What do you think of when you hear the following words: waiting, hearing, answering, responding, feedback, status?
No, I’m not describing the emotions of your wine-induced Friday night, sitting by the phone, waiting for that call back from your newest crush. These words represent the range of emotions job seekers shared with us on a recent survey we conducted describing the process of how employers interact with them in their job search.
In a survey completed by roughly 500 applicants (491 to be exact), we asked them to describe the one element in their current job search that they wish employers would improve in their hiring process. And looking at the most frequently used words I mentioned above in their answers, all signs from the responses centered around a lack of meaningful communication between the job applicant and the hiring employer and a majority of the responses pointed to three very specific points:
#1: “So, what do you think of me?”
Many job seekers expressed a desire for employers to help them understand where they stood in the application process — good or bad. Did you get their resume? Did you look at their resume? Are they in the “call back” pile or the “no chance” pile. They are looking for some receipt and acknowledgment of their application in any way shape or form. Here is just a sampling of specific responses to the survey:
“I know my resume is probably on a pile with thousands of others, but sometimes the lack of feedback, positive or negative, is a time-intensive process that creates more stress when looking for and finding a job; which, in itself, is a stressful experience.”
“More responsiveness — either one way or the other. The ‘black hole’ of submitting through a portal feels dehumanizing.”
“The lack of human interaction is a bit jarring, and I find it really discouraging when the person hiring is unable to send emails to candidates personally, rejection or otherwise.”
“I wish there was better follow-up. Some companies are great, but most are terrible.”
Look at the way they use the words “dehumanizing,” “stressful,” “discouraging.” According to these respondents, if you want to get a leg up on your competition in securing top talent, I would suggest making feedback to all candidates a priority. No, it’s not easy; but you would be surprised how far HR software for businesses of all sizes has come along to help this process. As a company, we receive anywhere from 1,500 to 3,000 applications a month, and we promise some level of feedback to every single respondent that applies — good or bad.
#2: “We’re humans still, right?”
For another large group of folks, there was a thirst for the application process to be far more personal. Many felt most application processes felt cold and removed:
“More personal questions that better reflect character and worth ethic.”
“I would make the process more personal. While technical skills and experience are important, so is potential compatibility with company culture. I think this is an important factor in determining the success of the employer-employee relationship, but is often diluted or non-existent in the traditional application process.”

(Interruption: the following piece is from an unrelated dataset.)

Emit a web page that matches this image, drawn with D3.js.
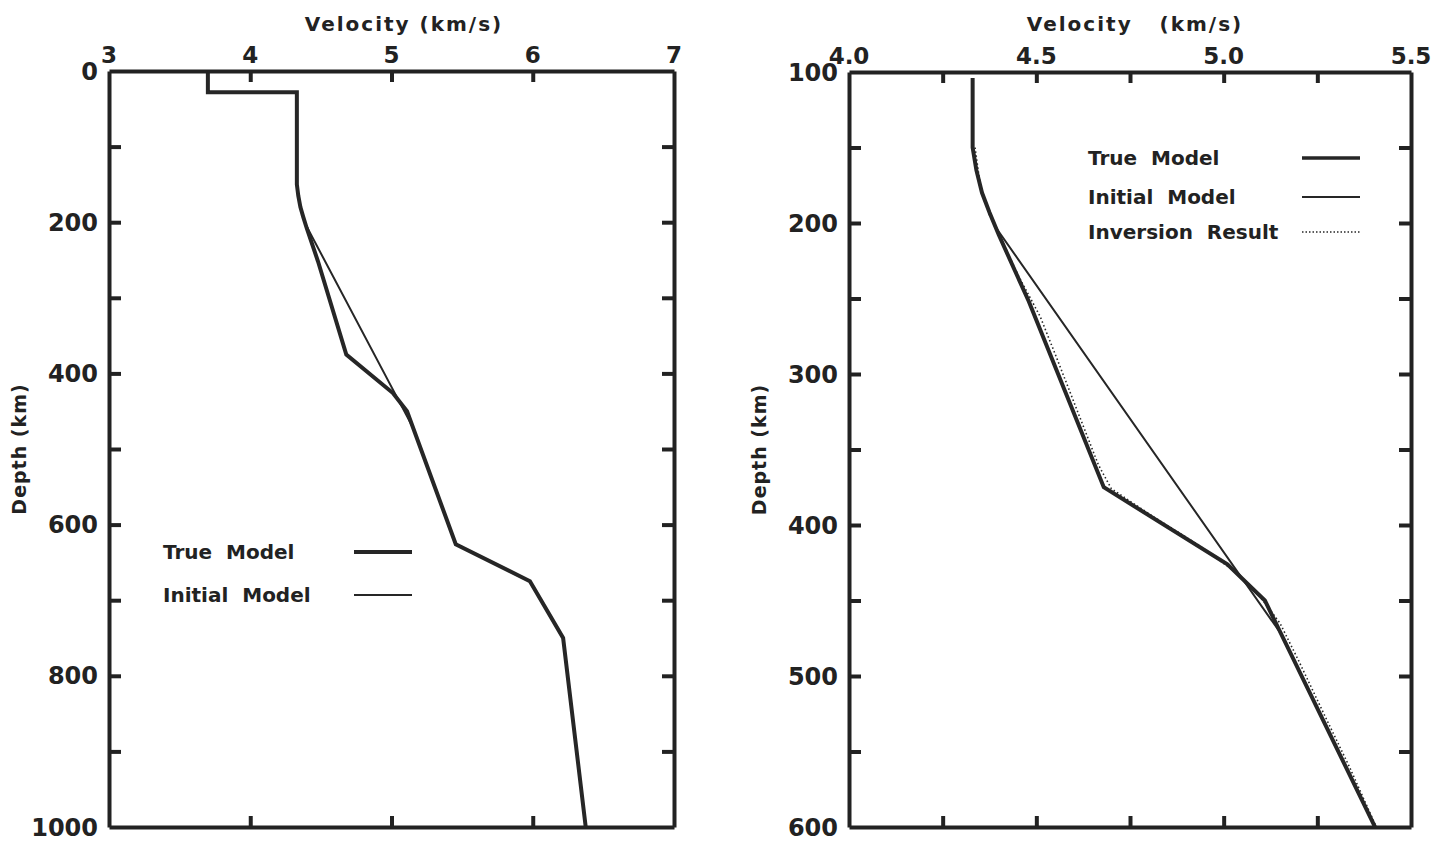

“To make it more casual/personal rather than a professional resume submission. There’s so much more to me (and thousands of other applicants) than what must be condensed to a one-page synopsis.”
“Actual, personalized human contact from HR (email, phone) to make the process more personal and humane.”
“The ability to show one’s character and creativity a bit further than simply in a resume.”
You’ll notice a theme here — words like “humane,” “character,” and “relationship.” While back-end automation has done wonders for employers being able to sort through resumes, it has stomped all over the humanity of getting to know, understand, and interact with people. People want to be treated like people — not data inputs in the making. For us, it’s a constant balance of leveraging technology and automation and building real connections with applicants.
#3: “Didn’t I just give you this information?”
And finally, there were a large number of respondents that simply pointed out the massive redundancies that exist in many online application processes:
“Make the entire process less arduous; I feel like a lot of employers that require you to list your employment history is unnecessary when it is already on your resume.”
“Having to re-input the same information that is on my resume.”
“Having to write out your work experience twice, even after uploading a resume.”
“The duplicative data entry.”
“Redundancy in listing items already listed on my uploaded resume.”
The reality is that these job seekers have every right to be frustrated because they are right. The application process for most employers isn’t designed to be most efficient for the applicant; it’s designed to be most useful for the employer. It’s designed to collect data in ways that match the needs of the technology infrastructure of the hiring team. I would encourage anyone reading this to apply for a job at your own company — put yourself in the shoes of a job seeker. Go through the process from start to finish. I promise you’ll find it enlightening.
I think we’ve made a lot of great strides at our company in improving our application process, but we still have a way to go. Our whole business — like most businesses — lives and dies by the talent that chooses to work with us, so it’s a topic we remain laser-focused on.